DATA PROVIDED >>

....

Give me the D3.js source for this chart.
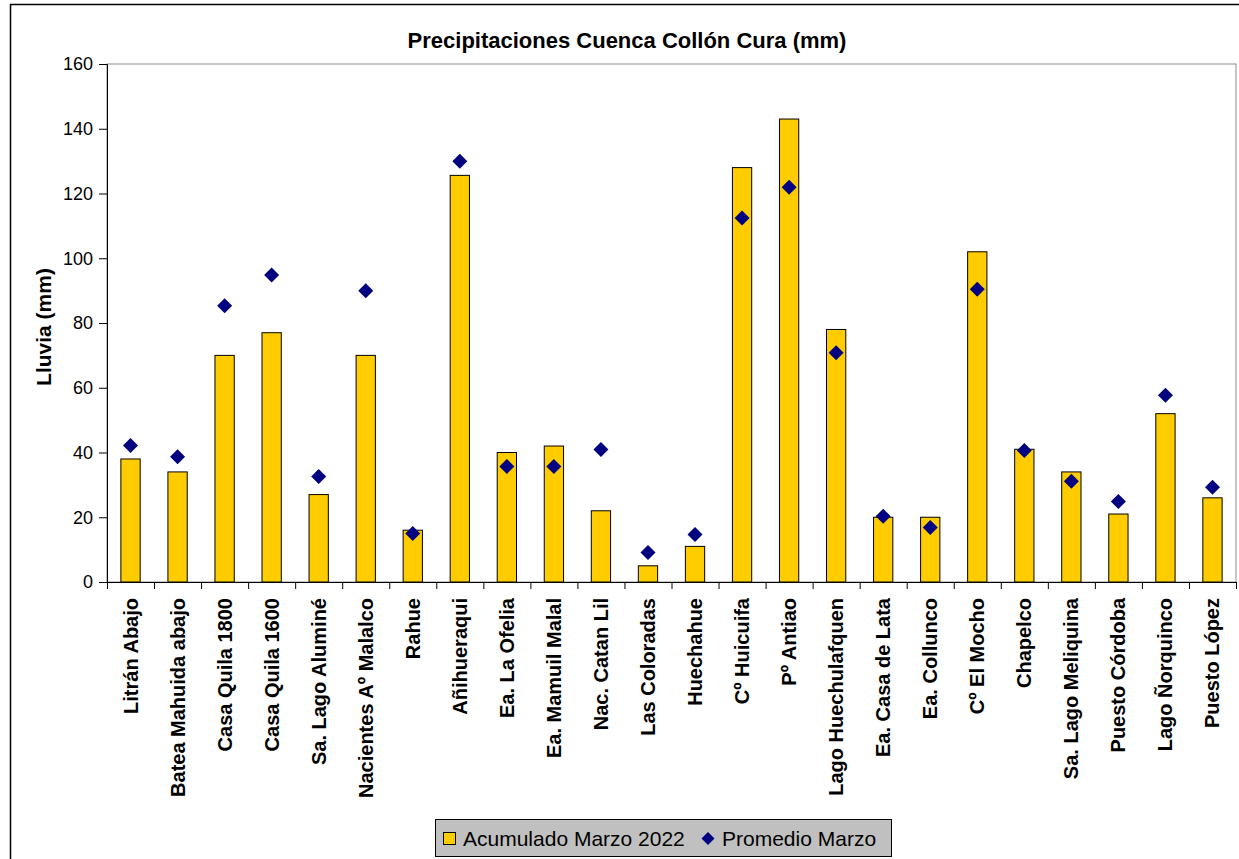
<!DOCTYPE html>
<html>
<head>
<meta charset="utf-8">
<script src="https://cdn.jsdelivr.net/npm/d3@7"></script>
<style>
  body { margin: 0; background: #fff; }
  svg { display: block; font-family: Arial, "Liberation Sans", sans-serif; }
</style>
</head>
<body>
<svg id="chart" width="1239" height="859"></svg>
<script>
const stations = ['Litrán Abajo', 'Batea Mahuida abajo', 'Casa Quila 1800', 'Casa Quila 1600', 'Sa. Lago Aluminé',
    'Nacientes Aº Malalco', 'Rahue', 'Añihueraqui', 'Ea. La Ofelia', 'Ea. Mamuil Malal', 'Nac. Catan Lil',
    'Las Coloradas', 'Huechahue', 'Cº Huicuifa', 'Pº Antiao', 'Lago Huechulafquen', 'Ea. Casa de Lata',
    'Ea. Collunco', 'Cº El Mocho', 'Chapelco', 'Sa. Lago Meliquina', 'Puesto Córdoba', 'Lago Ñorquinco', 'Puesto López'];
const acumulado = [38, 34, 70, 77, 27, 70, 16, 125.6, 40, 42, 22, 5, 11, 128, 143, 78, 20, 20, 102, 41, 34, 21, 52, 26];
const promedio = [42.2, 38.7, 85.3, 94.8, 32.6, 90, 15, 130, 35.7, 35.7, 40.9, 9.1, 14.7, 112.4, 121.9, 70.8, 20.3, 16.8, 90.4, 40.6, 31.1, 24.9, 57.7, 29.3];
const yTicks = [0, 20, 40, 60, 80, 100, 120, 140, 160];
const seriesNames = ['Acumulado Marzo 2022', 'Promedio Marzo'];

const svg = d3.select('#chart');
const plot = { left: 107, right: 1236, top: 64, bottom: 582 };

// outer chart frame
svg.append('rect').attr('x', 10.5).attr('y', 4.5).attr('width', 1260).attr('height', 900)
    .attr('fill', '#fff').attr('stroke', '#000').attr('stroke-width', 1.5);

const xs = d3.scaleBand().domain(stations).range([plot.left, plot.right]).paddingInner(0).paddingOuter(0);
const ys = d3.scaleLinear().domain([0, 160]).range([plot.bottom, plot.top]);
const barW = xs.bandwidth() * 0.41;

// plot area frame
svg.append('rect').attr('x', plot.left).attr('y', plot.top)
    .attr('width', plot.right - plot.left).attr('height', plot.bottom - plot.top)
    .attr('fill', 'none').attr('stroke', '#8c8c8c').attr('stroke-width', 1);

svg.append('g')
    .selectAll('rect')
    .data(acumulado)
    .enter()
    .append('rect')
    .attr('x', (d, i) => xs(stations[i]) + (xs.bandwidth() - barW) / 2)
    .attr('y', d => ys(d))
    .attr('width', barW)
    .attr('height', d => ys(0) - ys(d))
    .attr('fill', '#FFCC00')
    .attr('stroke', '#000')
    .attr('stroke-width', 1);

const diamond = 'M0,-7.5L7.5,0L0,7.5L-7.5,0Z';
svg.append('g')
    .selectAll('path')
    .data(promedio)
    .enter()
    .append('path')
    .attr('d', diamond)
    .attr('transform', (d, i) => `translate(${xs(stations[i]) + xs.bandwidth() / 2},${ys(d)})`)
    .attr('fill', '#000080');

// y axis
const yAxis = svg.append('g')
    .attr('transform', `translate(${plot.left},0)`)
    .call(d3.axisLeft(ys).tickValues(yTicks).tickSize(8).tickPadding(6));
yAxis.select('.domain').attr('stroke', '#000');
yAxis.selectAll('.tick line').attr('stroke', '#000');
yAxis.selectAll('text').attr('font-size', 18).attr('fill', '#000').attr('font-family', 'Arial, "Liberation Sans", sans-serif');

// x axis: ticks between categories
const xAxisG = svg.append('g');
xAxisG.append('line').attr('x1', plot.left).attr('x2', plot.right)
    .attr('y1', plot.bottom + 0.5).attr('y2', plot.bottom + 0.5).attr('stroke', '#000');
xAxisG.selectAll('line.tk')
    .data(stations.concat(['end']))
    .enter()
    .append('line')
    .attr('class', 'tk')
    .attr('x1', (d, i) => plot.left + i * xs.step() + 0.5)
    .attr('x2', (d, i) => plot.left + i * xs.step() + 0.5)
    .attr('y1', plot.bottom)
    .attr('y2', plot.bottom + 7)
    .attr('stroke', '#000');
xAxisG.selectAll('text')
    .data(stations)
    .enter()
    .append('text')
    .attr('transform', d => `translate(${xs(d) + xs.bandwidth() / 2 + 7},${plot.bottom + 16}) rotate(-90)`)
    .attr('text-anchor', 'end')
    .attr('font-size', 20)
    .attr('font-weight', 'bold')
    .text(d => d);

// title and axis label
svg.append('text').attr('x', 627).attr('y', 48).attr('text-anchor', 'middle')
    .attr('font-size', 22).attr('font-weight', 'bold').text('Precipitaciones Cuenca Collón Cura (mm)');
svg.append('text').attr('transform', 'translate(51,327) rotate(-90)').attr('text-anchor', 'middle')
    .attr('font-size', 21).attr('font-weight', 'bold').text('Lluvia (mm)');

// legend
const legend = svg.append('g');
legend.append('rect').attr('x', 435.5).attr('y', 819.5).attr('width', 456).attr('height', 37)
    .attr('fill', '#c0c0c0').attr('stroke', '#000').attr('stroke-width', 1);
legend.append('rect').attr('x', 443.5).attr('y', 832.5).attr('width', 12).attr('height', 12)
    .attr('fill', '#FFCC00').attr('stroke', '#000');
legend.append('text').attr('x', 463).attr('y', 846).attr('font-size', 21).text(seriesNames[0]);
legend.append('path').attr('d', 'M0,-6.5L6.5,0L0,6.5L-6.5,0Z').attr('transform', 'translate(708,838.5)').attr('fill', '#000080');
legend.append('text').attr('x', 722).attr('y', 846).attr('font-size', 21).text(seriesNames[1]);
</script>
</body>
</html>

....

WHAT THIS TASK INVOLVES >> Transcribe the whole listing exactly. Pictures are excluded.

TASK RESULT >>
Give me the D3.js source for this chart.
<!DOCTYPE html>
<html>
<head>
<meta charset="utf-8">
<script src="https://cdn.jsdelivr.net/npm/d3@7"></script>
<style>
  body { margin: 0; background: #fff; }
  svg { display: block; font-family: Arial, "Liberation Sans", sans-serif; }
</style>
</head>
<body>
<svg id="chart" width="1239" height="859"></svg>
<script>
const stations = ['Litrán Abajo', 'Batea Mahuida abajo', 'Casa Quila 1800', 'Casa Quila 1600', 'Sa. Lago Aluminé',
    'Nacientes Aº Malalco', 'Rahue', 'Añihueraqui', 'Ea. La Ofelia', 'Ea. Mamuil Malal', 'Nac. Catan Lil',
    'Las Coloradas', 'Huechahue', 'Cº Huicuifa', 'Pº Antiao', 'Lago Huechulafquen', 'Ea. Casa de Lata',
    'Ea. Collunco', 'Cº El Mocho', 'Chapelco', 'Sa. Lago Meliquina', 'Puesto Córdoba', 'Lago Ñorquinco', 'Puesto López'];
const acumulado = [38, 34, 70, 77, 27, 70, 16, 125.6, 40, 42, 22, 5, 11, 128, 143, 78, 20, 20, 102, 41, 34, 21, 52, 26];
const promedio = [42.2, 38.7, 85.3, 94.8, 32.6, 90, 15, 130, 35.7, 35.7, 40.9, 9.1, 14.7, 112.4, 121.9, 70.8, 20.3, 16.8, 90.4, 40.6, 31.1, 24.9, 57.7, 29.3];
const yTicks = [0, 20, 40, 60, 80, 100, 120, 140, 160];
const seriesNames = ['Acumulado Marzo 2022', 'Promedio Marzo'];

const svg = d3.select('#chart');
const plot = { left: 107, right: 1236, top: 64, bottom: 582 };

// outer chart frame
svg.append('rect').attr('x', 10.5).attr('y', 4.5).attr('width', 1260).attr('height', 900)
    .attr('fill', '#fff').attr('stroke', '#000').attr('stroke-width', 1.5);

const xs = d3.scaleBand().domain(stations).range([plot.left, plot.right]).paddingInner(0).paddingOuter(0);
const ys = d3.scaleLinear().domain([0, 160]).range([plot.bottom, plot.top]);
const barW = xs.bandwidth() * 0.41;

// plot area frame
svg.append('rect').attr('x', plot.left).attr('y', plot.top)
    .attr('width', plot.right - plot.left).attr('height', plot.bottom - plot.top)
    .attr('fill', 'none').attr('stroke', '#8c8c8c').attr('stroke-width', 1);

svg.append('g')
    .selectAll('rect')
    .data(acumulado)
    .enter()
    .append('rect')
    .attr('x', (d, i) => xs(stations[i]) + (xs.bandwidth() - barW) / 2)
    .attr('y', d => ys(d))
    .attr('width', barW)
    .attr('height', d => ys(0) - ys(d))
    .attr('fill', '#FFCC00')
    .attr('stroke', '#000')
    .attr('stroke-width', 1);

const diamond = 'M0,-7.5L7.5,0L0,7.5L-7.5,0Z';
svg.append('g')
    .selectAll('path')
    .data(promedio)
    .enter()
    .append('path')
    .attr('d', diamond)
    .attr('transform', (d, i) => `translate(${xs(stations[i]) + xs.bandwidth() / 2},${ys(d)})`)
    .attr('fill', '#000080');

// y axis
const yAxis = svg.append('g')
    .attr('transform', `translate(${plot.left},0)`)
    .call(d3.axisLeft(ys).tickValues(yTicks).tickSize(8).tickPadding(6));
yAxis.select('.domain').attr('stroke', '#000');
yAxis.selectAll('.tick line').attr('stroke', '#000');
yAxis.selectAll('text').attr('font-size', 18).attr('fill', '#000').attr('font-family', 'Arial, "Liberation Sans", sans-serif');

// x axis: ticks between categories
const xAxisG = svg.append('g');
xAxisG.append('line').attr('x1', plot.left).attr('x2', plot.right)
    .attr('y1', plot.bottom + 0.5).attr('y2', plot.bottom + 0.5).attr('stroke', '#000');
xAxisG.selectAll('line.tk')
    .data(stations.concat(['end']))
    .enter()
    .append('line')
    .attr('class', 'tk')
    .attr('x1', (d, i) => plot.left + i * xs.step() + 0.5)
    .attr('x2', (d, i) => plot.left + i * xs.step() + 0.5)
    .attr('y1', plot.bottom)
    .attr('y2', plot.bottom + 7)
    .attr('stroke', '#000');
xAxisG.selectAll('text')
    .data(stations)
    .enter()
    .append('text')
    .attr('transform', d => `translate(${xs(d) + xs.bandwidth() / 2 + 7},${plot.bottom + 16}) rotate(-90)`)
    .attr('text-anchor', 'end')
    .attr('font-size', 20)
    .attr('font-weight', 'bold')
    .text(d => d);

// title and axis label
svg.append('text').attr('x', 627).attr('y', 48).attr('text-anchor', 'middle')
    .attr('font-size', 22).attr('font-weight', 'bold').text('Precipitaciones Cuenca Collón Cura (mm)');
svg.append('text').attr('transform', 'translate(51,327) rotate(-90)').attr('text-anchor', 'middle')
    .attr('font-size', 21).attr('font-weight', 'bold').text('Lluvia (mm)');

// legend
const legend = svg.append('g');
legend.append('rect').attr('x', 435.5).attr('y', 819.5).attr('width', 456).attr('height', 37)
    .attr('fill', '#c0c0c0').attr('stroke', '#000').attr('stroke-width', 1);
legend.append('rect').attr('x', 443.5).attr('y', 832.5).attr('width', 12).attr('height', 12)
    .attr('fill', '#FFCC00').attr('stroke', '#000');
legend.append('text').attr('x', 463).attr('y', 846).attr('font-size', 21).text(seriesNames[0]);
legend.append('path').attr('d', 'M0,-6.5L6.5,0L0,6.5L-6.5,0Z').attr('transform', 'translate(708,838.5)').attr('fill', '#000080');
legend.append('text').attr('x', 722).attr('y', 846).attr('font-size', 21).text(seriesNames[1]);
</script>
</body>
</html>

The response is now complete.